La société française contemporaine est saturée par l’usage du mot « violence ». Des faits divers criminels abondamment relayés par les médias aux incendies de véhicules de la nuit du Nouvel An, en passant par toutes les formes d’insultes et de harcèlements, aucun territoire, aucun métier, aucune scène de la vie sociale, publique ou privée ne semble y échapper. Ce mot sert aussi massivement à qualifier toutes les formes de conflits civils et militaires dans le monde. En pratique, « la violence » s’écrit au singulier et n’a pas de contenu précis prédéterminé. C’est qu’il ne s’agit pas d’une catégorie d’analyse. Plus qu’une qualification de faits, il s’agit en réalité d’une disqualification de faits. La violence est quelque chose que l’on condamne. C’est de surcroît quelque chose dont on s’inquiète : c’est « l’augmentation de la violence » qui fait parler. C’est donc un signe des temps : l’idée d’une violence envahissante semble faire partie d’une représentation décliniste du présent. Au fond, les choses et les (jeunes) gens « ne seraient plus comme avant ».
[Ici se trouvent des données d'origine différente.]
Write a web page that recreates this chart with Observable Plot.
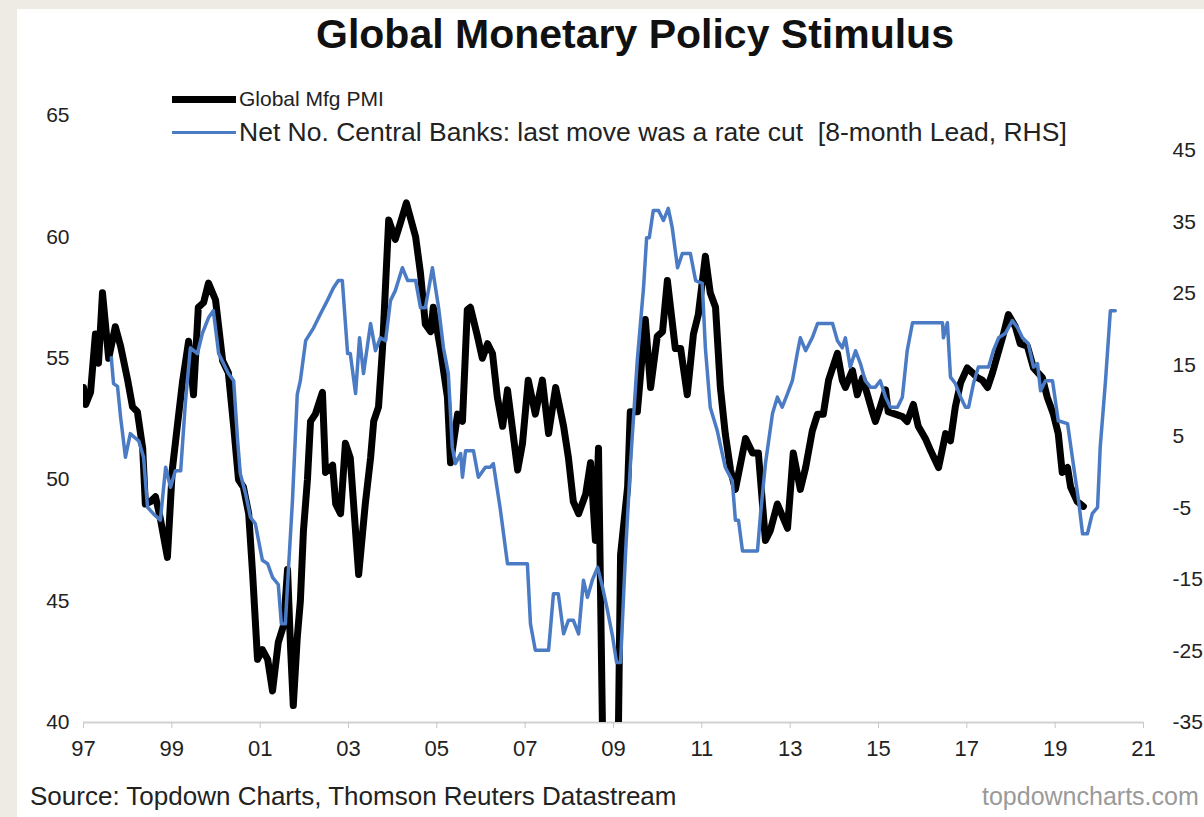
<!DOCTYPE html>
<html>
<head>
<meta charset="utf-8">
<script src="https://cdn.jsdelivr.net/npm/d3@7"></script>
<script src="https://cdn.jsdelivr.net/npm/@observablehq/plot@0.6"></script>
<style>
  html, body { margin: 0; padding: 0; }
  body { width: 1204px; height: 817px; overflow: hidden; background: #eeebe4; position: relative;
         font-family: "Liberation Sans", Arial, sans-serif; }
  #panel { position: absolute; left: 17px; top: 9px; width: 1187px; height: 808px; background: #fff; }
  #chart { position: absolute; left: 0; top: 0; }
  #title { position: absolute; left: 0; top: 11px; width: 1270px; text-align: center;
           font-weight: bold; font-size: 41px; color: #111; }
  .leg { position: absolute; left: 172px; display: flex; align-items: center; color: #222; white-space: nowrap; }
  .sw { width: 64px; margin-right: 3px; }
  .stretch { display: inline-block; transform: scaleX(1.06); transform-origin: left center; }
  #src { position: absolute; left: 30px; top: 781px; font-size: 26px; color: #222; white-space: nowrap; }
  #site { position: absolute; left: 982px; top: 782px; font-size: 25px; color: #9a9a9a; white-space: nowrap; }
</style>
</head>
<body>
<div id="panel"></div>
<div id="chart"></div>
<div id="title">Global Monetary Policy Stimulus</div>
<div class="leg" style="top:87px;font-size:21px"><div class="sw" style="height:7px;background:#000"></div><span>Global Mfg PMI</span></div>
<div class="leg" style="top:118px;font-size:25px"><div class="sw" style="height:3.5px;background:#4a7bc4"></div><span class="stretch">Net No. Central Banks: last move was a rate cut&nbsp;&nbsp;[8-month Lead, RHS]</span></div>
<div id="src">Source: Topdown Charts, Thomson Reuters Datastream</div>
<div id="site">topdowncharts.com</div>
<script>
// Global Manufacturing PMI (left axis)
const pmiDates = [1997.00,1997.05,1997.16,1997.27,1997.34,1997.43,1997.57,1997.72,1997.84,1998.00,1998.11,1998.22,1998.34,1998.40,1998.52,1998.63,1998.74,1998.90,1999.01,1999.13,1999.24,1999.38,1999.49,1999.60,1999.72,1999.83,1999.99,2000.15,2000.28,2000.40,2000.51,2000.62,2000.74,2000.83,2000.94,2001.05,2001.17,2001.28,2001.41,2001.53,2001.62,2001.69,2001.75,2001.84,2001.91,2001.98,2002.07,2002.14,2002.25,2002.41,2002.48,2002.64,2002.71,2002.82,2002.93,2003.04,2003.23,2003.38,2003.50,2003.57,2003.68,2003.77,2003.91,2004.06,2004.18,2004.31,2004.52,2004.63,2004.74,2004.86,2004.92,2005.08,2005.24,2005.31,2005.47,2005.58,2005.69,2005.76,2005.92,2006.03,2006.15,2006.26,2006.37,2006.49,2006.60,2006.83,2006.94,2007.07,2007.23,2007.39,2007.53,2007.69,2007.87,2007.98,2008.09,2008.21,2008.37,2008.48,2008.59,2008.66,2008.78,2008.90,2009.03,2009.10,2009.16,2009.32,2009.38,2009.54,2009.72,2009.84,2009.99,2010.11,2010.22,2010.40,2010.52,2010.67,2010.81,2010.92,2011.08,2011.19,2011.31,2011.42,2011.53,2011.65,2011.76,2011.99,2012.15,2012.28,2012.44,2012.55,2012.71,2012.94,2013.07,2013.23,2013.35,2013.50,2013.62,2013.75,2013.87,2014.07,2014.18,2014.25,2014.41,2014.52,2014.64,2014.75,2014.86,2014.93,2015.04,2015.16,2015.22,2015.38,2015.54,2015.65,2015.79,2015.90,2016.06,2016.18,2016.36,2016.52,2016.63,2016.74,2016.86,2017.01,2017.13,2017.24,2017.35,2017.47,2017.58,2017.72,2017.83,2017.94,2018.10,2018.21,2018.37,2018.51,2018.71,2018.82,2018.96,2019.07,2019.16,2019.28,2019.35,2019.50,2019.64];
const pmiValues = [53.8,53.1,53.6,56.0,54.8,57.7,55.0,56.3,55.5,54.1,53.0,52.8,51.3,49.0,49.1,49.3,48.4,46.8,50.4,52.3,54.0,55.7,53.5,57.1,57.3,58.1,57.4,54.9,54.4,52.2,50.0,49.7,48.6,46.1,42.6,43.0,42.6,41.3,43.3,44.0,46.3,43.0,40.7,43.5,45.0,47.9,50.0,52.4,52.7,53.6,50.3,50.6,49.0,48.6,51.5,50.9,46.1,49.0,50.9,52.4,53.0,55.4,60.7,59.9,60.6,61.4,60.0,58.5,56.4,56.1,57.1,55.4,53.4,50.7,52.7,52.4,57.0,57.1,55.9,55.0,55.6,55.2,53.4,52.2,53.7,50.4,51.5,54.1,52.7,54.1,51.9,53.8,52.2,50.9,49.1,48.6,49.4,50.7,47.5,51.3,36.0,33.5,35.0,38.0,46.9,49.7,52.8,52.8,56.6,53.8,55.9,56.1,58.2,55.4,55.4,53.5,56.0,56.8,59.2,57.7,57.1,53.8,51.9,50.4,49.6,51.7,51.1,51.1,47.5,47.9,49.0,48.0,51.1,49.6,50.5,52.0,52.7,52.7,54.1,55.2,54.1,53.8,54.5,53.5,54.2,53.5,52.8,52.4,53.0,53.7,52.8,52.7,52.6,52.4,53.1,52.2,51.7,51.2,50.5,51.9,51.6,53.0,54.0,54.6,54.4,54.2,54.1,53.8,54.4,55.3,56.0,56.8,56.3,55.6,55.5,54.6,54.2,53.4,52.7,51.9,50.3,50.5,49.7,49.1,48.9];

// Net number of central banks whose last move was a cut, 8-month lead (right axis)
const cbDates = [1997.63,1997.68,1997.77,1997.84,1997.95,1998.06,1998.15,1998.25,1998.36,1998.45,1998.58,1998.74,1998.86,1998.97,1999.08,1999.20,1999.31,1999.42,1999.58,1999.69,1999.83,1999.94,2000.06,2000.17,2000.28,2000.40,2000.49,2000.55,2000.67,2000.78,2000.89,2001.05,2001.17,2001.28,2001.41,2001.48,2001.57,2001.64,2001.73,2001.84,2001.91,2002.03,2002.21,2002.37,2002.52,2002.66,2002.77,2002.86,2002.98,2003.04,2003.16,2003.25,2003.34,2003.50,2003.61,2003.72,2003.84,2003.95,2004.06,2004.22,2004.34,2004.52,2004.63,2004.74,2004.90,2005.04,2005.15,2005.26,2005.35,2005.42,2005.54,2005.58,2005.65,2005.83,2005.94,2006.10,2006.21,2006.28,2006.44,2006.60,2007.05,2007.12,2007.23,2007.53,2007.64,2007.75,2007.87,2007.98,2008.09,2008.21,2008.32,2008.41,2008.52,2008.64,2008.75,2008.86,2008.98,2009.07,2009.16,2009.27,2009.38,2009.54,2009.68,2009.75,2009.81,2009.90,2010.02,2010.13,2010.24,2010.33,2010.45,2010.56,2010.74,2010.86,2011.01,2011.08,2011.19,2011.35,2011.53,2011.69,2011.76,2011.83,2011.92,2012.26,2012.33,2012.44,2012.60,2012.71,2012.82,2012.94,2013.05,2013.16,2013.23,2013.35,2013.50,2013.62,2013.96,2014.07,2014.18,2014.25,2014.36,2014.48,2014.59,2014.70,2014.82,2014.93,2015.04,2015.16,2015.27,2015.43,2015.54,2015.65,2015.77,2016.45,2016.47,2016.56,2016.63,2016.74,2016.86,2016.97,2017.04,2017.15,2017.26,2017.49,2017.60,2017.72,2017.87,2018.03,2018.15,2018.26,2018.39,2018.51,2018.60,2018.67,2018.78,2018.94,2019.07,2019.28,2019.41,2019.53,2019.62,2019.73,2019.84,2019.96,2020.02,2020.14,2020.25,2020.36];
const cbValues = [16.0,12.4,12.0,7.7,2.1,5.4,4.9,4.4,2.1,-4.9,-5.8,-6.7,0.7,-2.1,0.2,0.2,10.0,17.4,16.6,19.4,21.6,22.6,16.6,15.2,13.8,12.8,4.4,-0.2,-3.0,-6.3,-7.2,-12.3,-12.8,-14.7,-15.7,-21.2,-21.2,-13.6,-4.1,10.9,12.8,18.4,20.2,22.2,24.0,25.8,26.8,26.8,16.6,16.6,11.0,18.8,13.8,20.8,17.0,18.8,18.4,24.0,25.4,28.6,26.8,26.8,23.0,23.0,28.6,23.0,17.4,13.8,3.5,1.2,2.6,-0.7,3.0,3.0,-0.7,0.7,0.7,1.2,-5.3,-12.8,-12.8,-21.2,-24.9,-24.9,-17.0,-17.0,-22.6,-20.7,-20.7,-22.6,-15.1,-17.5,-15.1,-13.3,-16.0,-19.2,-23.0,-26.6,-26.6,-11.6,0.8,15.8,25.8,32.8,32.8,36.6,36.6,35.2,36.9,34.2,28.6,30.6,30.6,26.8,26.4,17.4,9.1,5.8,0.7,-1.2,-6.7,-6.7,-11.0,-11.0,-5.8,1.2,8.2,10.5,9.1,11.0,12.8,16.6,18.8,17.0,18.8,20.8,20.8,18.4,17.4,18.8,14.7,17.0,15.2,12.8,11.9,11.9,12.8,10.5,9.1,9.1,10.5,17.0,20.9,20.9,18.8,20.9,13.3,12.4,10.5,9.1,9.1,12.4,14.7,14.7,17.0,18.8,19.4,21.2,20.2,18.8,18.0,14.7,15.2,11.4,12.8,12.8,7.2,6.8,1.2,-4.0,-8.6,-8.6,-5.8,-4.9,3.5,12.8,22.6,22.6];

// Axes
const xTickYears = [1997,1999,2001,2003,2005,2007,2009,2011,2013,2015,2017,2019,2021];
const xTickLabels = ["97","99","01","03","05","07","09","11","13","15","17","19","21"];
const leftTicks = [40,45,50,55,60,65];
const rightTicks = [-35,-25,-15,-5,5,15,25,35,45];
const leftDomain = [40,65];
const rightDomain = [-35,45];
const rightTopOnLeft = 63.56; // left-axis level where the RHS top tick (45) sits

const k = (rightTopOnLeft - leftDomain[0]) / (rightDomain[1] - rightDomain[0]);
const toLeft = v => leftDomain[0] + (v - rightDomain[0]) * k;
const fromLeft = y => rightDomain[0] + (y - leftDomain[0]) / k;

const pmi = pmiDates.map((d, i) => ({date: d, value: pmiValues[i]}));
const cb = cbDates.map((d, i) => ({date: d, value: cbValues[i]}));

const chart = Plot.plot({
  width: 1204,
  height: 780,
  marginLeft: 83,
  marginRight: 61,
  marginTop: 115,
  marginBottom: 58,
  x: {domain: [1997, 2021]},
  y: {domain: leftDomain},
  style: {fontFamily: "'Liberation Sans', Arial, sans-serif", fontSize: "21px", color: "#222", background: "transparent", overflow: "visible"},
  marks: [
    Plot.ruleY([40], {stroke: "#d2d2d2", strokeWidth: 2}),
    Plot.axisX({ticks: xTickYears, tickFormat: d => xTickLabels[xTickYears.indexOf(d)], tickSize: 6, tickPadding: 12, stroke: "#c8c8c8", fontSize: 22, label: null}),
    Plot.axisY({anchor: "left", ticks: leftTicks, tickSize: 0, tickPadding: 14, fontSize: 21, label: null}),
    Plot.axisY({anchor: "right", ticks: rightTicks.map(toLeft), tickFormat: v => String(Math.round(fromLeft(v))), tickSize: 0, tickPadding: 29, fontSize: 21, label: null}),
    Plot.line(pmi, {x: "date", y: "value", stroke: "#000", strokeWidth: 7, strokeLinejoin: "round", clip: true}),
    Plot.line(cb, {x: "date", y: d => toLeft(d.value), stroke: "#4a7bc4", strokeWidth: 3.5, strokeLinejoin: "round", clip: true})
  ]
});
document.getElementById("chart").appendChild(chart);
</script>
</body>
</html>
À distance de ces représentations sociales et de ces catégories normatives, le travail du sociologue consiste d’abord à définir un ensemble de phénomènes sociaux relativement homogène à étudier, ensuite à tenter de comprendre les mécanismes qui régissent l’évolution de ces phénomènes. Le sujet de notre étude est l’ensemble des violences physiques, sexuelles et verbales, survenant dans les relations interpersonnelles. Ceci exclut les violences terroristes, mafieuses, d’État ou encore politiques collectives telles que les émeutes 1.
L’explication proposée réside dans un modèle sociohistorique articulant cinq processus sociaux.
◊ 1. Pacification des mœurs
La célèbre thèse de Norbert Elias sur le « processus de civilisation » – parlons plutôt de « pacification », mot moins normatif – n’est pas obsolète. Contrairement au préjugé ordinaire du débat public, les violences interpersonnelles ne connaissent pas d’« explosion » ces dernières décennies (encadré ci-dessous). La tendance générale est plutôt à la réduction progressive des comportements à caractère violent, au moins pour les violences physiques qui sont mieux mesurées que les violences verbales et les violences sexuelles. Il est probable qu’un processus de pacification des mœurs continue à travailler la société française et participe du recul continu de l’usage de la violence comme issue aux conflits ordinaires et quotidiens de la vie sociale (conflits de voisinage, conflits au travail, oppositions politiques et idéologiques, querelles d’automobilistes, provocations entre jeunes hommes, etc.). Ce processus a en effet pour conséquence première de délégitimer le caractère violent des comportements. D’où un paradoxe qui n’est qu’apparent : le sentiment général d’une augmentation des comportements violents accompagne et traduit un mouvement d’accélération de leur dénonciation malgré la stagnation voire le recul de leur fréquence. En réalité, notre société ne supporte plus la violence, ne lui accorde plus de légitimité, ne lui reconnaît plus de sens. Du coup, les comportements changent de statut. Ce qui était regardé jadis comme normal ou tolérable devient anormal et intolérable. Ceci concerne l’ensemble des violences sexuelles, les violences conjugales, les maltraitances à enfants, les bagarres entre collégiens, les agressions physiques ou verbales à caractère raciste ou homophobe, les pratiques violentes de bizutage, etc.